Exercise description: Below is some material; set it all down exactly, apart from the pictures.

Data:

◇ ◇ ◇ ◇ ◇ ◇ ◇

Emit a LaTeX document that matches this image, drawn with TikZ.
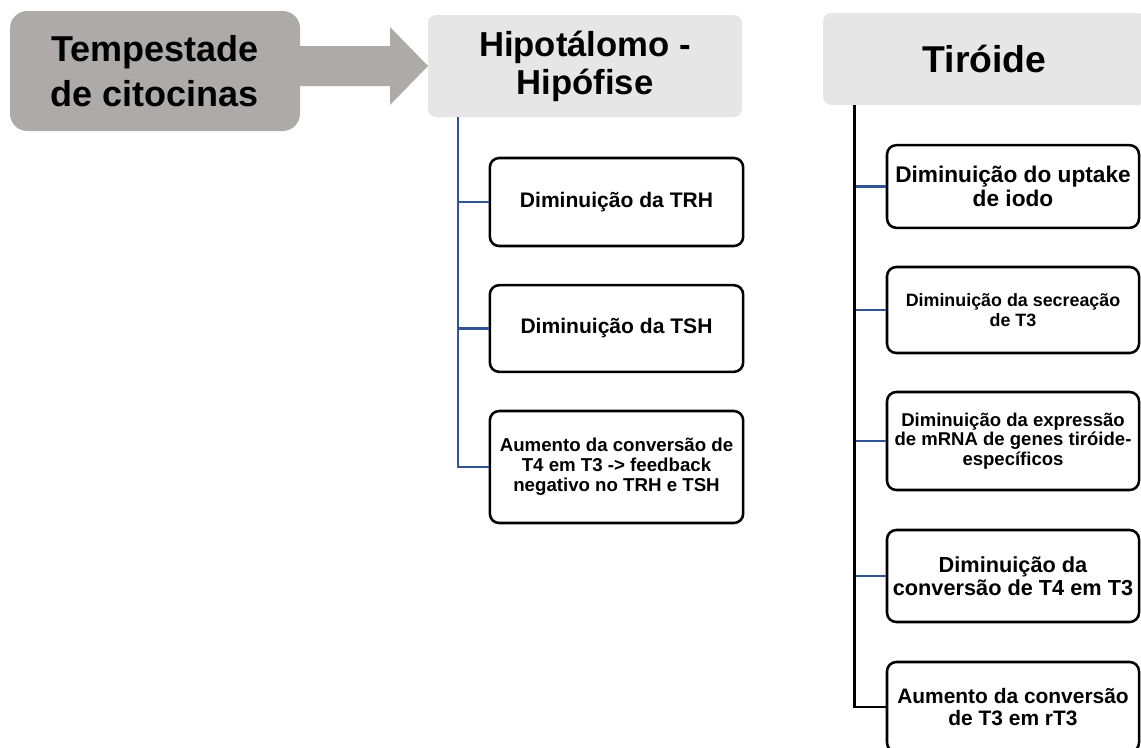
\documentclass[tikz,border=0pt]{standalone}
\usepackage{fontspec}
\setmainfont{Liberation Sans}
\definecolor{stormgray}{RGB}{174,170,170}
\definecolor{headgray}{RGB}{231,230,230}
\definecolor{linkblue}{RGB}{47,85,151}
\newcommand{\fsz}[2]{\fontsize{#1}{#2}\selectfont}
\tikzset{
  head/.style={fill=headgray, rounded corners=6pt, align=center, inner sep=0pt},
  leaf/.style={draw=black, line width=1.9pt, fill=white, rounded corners=7pt,
    align=center, inner sep=0pt},
  hleaf/.style={leaf, minimum width=190pt},
  tleaf/.style={leaf, minimum width=189pt},
  bluelink/.style={draw=linkblue, line width=1.8pt},
}
\begin{document}
\begin{tikzpicture}[x=0.75pt, y=-0.75pt]
  \clip (0,0) rectangle (1141,747);
  % cause
  \node[fill=stormgray, rounded corners=13pt, minimum width=217.5pt, minimum height=90pt,
    align=center, font=\bfseries\fsz{27}{34}] (storm) at (155,71) {Tempestade\\de citocinas};
  \fill[stormgray] (296,46) -- (390,46) -- (390,27) -- (428,66) -- (390,105) -- (390,86) -- (296,86) -- cycle;
  % headers
  \node[head, minimum width=235.5pt, minimum height=76.5pt, font=\bfseries\fsz{26}{28.5}]
    (hipo) at (585,66) {Hipotálomo -\\Hipófise};
  \node[head, minimum width=242pt, minimum height=69pt, font=\bfseries\fsz{28}{30}]
    (tir) at (984.5,59) {Tiróide};
  % hipotalamo - hipofise
  \node[hleaf, minimum height=66pt, font=\bfseries\fsz{15.8}{17}] (trh) at (616.5,202) {Diminuição da TRH};
  \node[hleaf, minimum height=65pt, font=\bfseries\fsz{15.8}{17}] (tsh) at (616.5,328.5) {Diminuição da TSH};
  \node[hleaf, minimum height=84pt, font=\bfseries\fsz{14}{15}] (fb) at (616.5,467)
    {Aumento da conversão de\\T4 em T3 -> feedback\\negativo no TRH e TSH};
  % tiroide
  \node[tleaf, minimum height=62pt, font=\bfseries\fsz{17}{17.5}] (iodo) at (1013,186.5) {Diminuição do uptake\\de iodo};
  \node[tleaf, minimum height=64.5pt, font=\bfseries\fsz{13.4}{15}] (sec) at (1013,310) {Diminuição da secreação\\de T3};
  \node[tleaf, minimum height=73.5pt, font=\bfseries\fsz{13.9}{14.5}] (mrna) at (1013,441)
    {Diminuição da expressão\\de mRNA de genes tiróide-\\específicos};
  \node[tleaf, minimum height=69pt, font=\bfseries\fsz{16.3}{17}] (conv) at (1013,576) {Diminuição da\\conversão de T4 em T3};
  \node[tleaf, minimum height=67.5pt, font=\bfseries\fsz{15.7}{16}] (rt3) at (1013,707) {Aumento da conversão\\de T3 em rT3};
  % connectors
  \draw[bluelink] (hipo.south west) ++(30,0) coordinate (hs) |- (fb.west);
  \draw[bluelink] (trh.west) -- (trh.west -| hs);
  \draw[bluelink] (tsh.west) -- (tsh.west -| hs);
  \path (tir.south west) ++(32,0) coordinate (ts);
  \foreach \n in {iodo, sec, mrna, conv}
    \draw[bluelink] (\n.west) -- (\n.west -| ts);
  \draw[line width=2.2pt] (ts) |- (rt3.west);
\end{tikzpicture}
\end{document}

◇ ◇ ◇ ◇ ◇ ◇ ◇

Task result:
Emit a LaTeX document that matches this image, drawn with TikZ.
\documentclass[tikz,border=0pt]{standalone}
\usepackage{fontspec}
\setmainfont{Liberation Sans}
\definecolor{stormgray}{RGB}{174,170,170}
\definecolor{headgray}{RGB}{231,230,230}
\definecolor{linkblue}{RGB}{47,85,151}
\newcommand{\fsz}[2]{\fontsize{#1}{#2}\selectfont}
\tikzset{
  head/.style={fill=headgray, rounded corners=6pt, align=center, inner sep=0pt},
  leaf/.style={draw=black, line width=1.9pt, fill=white, rounded corners=7pt,
    align=center, inner sep=0pt},
  hleaf/.style={leaf, minimum width=190pt},
  tleaf/.style={leaf, minimum width=189pt},
  bluelink/.style={draw=linkblue, line width=1.8pt},
}
\begin{document}
\begin{tikzpicture}[x=0.75pt, y=-0.75pt]
  \clip (0,0) rectangle (1141,747);
  % cause
  \node[fill=stormgray, rounded corners=13pt, minimum width=217.5pt, minimum height=90pt,
    align=center, font=\bfseries\fsz{27}{34}] (storm) at (155,71) {Tempestade\\de citocinas};
  \fill[stormgray] (296,46) -- (390,46) -- (390,27) -- (428,66) -- (390,105) -- (390,86) -- (296,86) -- cycle;
  % headers
  \node[head, minimum width=235.5pt, minimum height=76.5pt, font=\bfseries\fsz{26}{28.5}]
    (hipo) at (585,66) {Hipotálomo -\\Hipófise};
  \node[head, minimum width=242pt, minimum height=69pt, font=\bfseries\fsz{28}{30}]
    (tir) at (984.5,59) {Tiróide};
  % hipotalamo - hipofise
  \node[hleaf, minimum height=66pt, font=\bfseries\fsz{15.8}{17}] (trh) at (616.5,202) {Diminuição da TRH};
  \node[hleaf, minimum height=65pt, font=\bfseries\fsz{15.8}{17}] (tsh) at (616.5,328.5) {Diminuição da TSH};
  \node[hleaf, minimum height=84pt, font=\bfseries\fsz{14}{15}] (fb) at (616.5,467)
    {Aumento da conversão de\\T4 em T3 -> feedback\\negativo no TRH e TSH};
  % tiroide
  \node[tleaf, minimum height=62pt, font=\bfseries\fsz{17}{17.5}] (iodo) at (1013,186.5) {Diminuição do uptake\\de iodo};
  \node[tleaf, minimum height=64.5pt, font=\bfseries\fsz{13.4}{15}] (sec) at (1013,310) {Diminuição da secreação\\de T3};
  \node[tleaf, minimum height=73.5pt, font=\bfseries\fsz{13.9}{14.5}] (mrna) at (1013,441)
    {Diminuição da expressão\\de mRNA de genes tiróide-\\específicos};
  \node[tleaf, minimum height=69pt, font=\bfseries\fsz{16.3}{17}] (conv) at (1013,576) {Diminuição da\\conversão de T4 em T3};
  \node[tleaf, minimum height=67.5pt, font=\bfseries\fsz{15.7}{16}] (rt3) at (1013,707) {Aumento da conversão\\de T3 em rT3};
  % connectors
  \draw[bluelink] (hipo.south west) ++(30,0) coordinate (hs) |- (fb.west);
  \draw[bluelink] (trh.west) -- (trh.west -| hs);
  \draw[bluelink] (tsh.west) -- (tsh.west -| hs);
  \path (tir.south west) ++(32,0) coordinate (ts);
  \foreach \n in {iodo, sec, mrna, conv}
    \draw[bluelink] (\n.west) -- (\n.west -| ts);
  \draw[line width=2.2pt] (ts) |- (rt3.west);
\end{tikzpicture}
\end{document}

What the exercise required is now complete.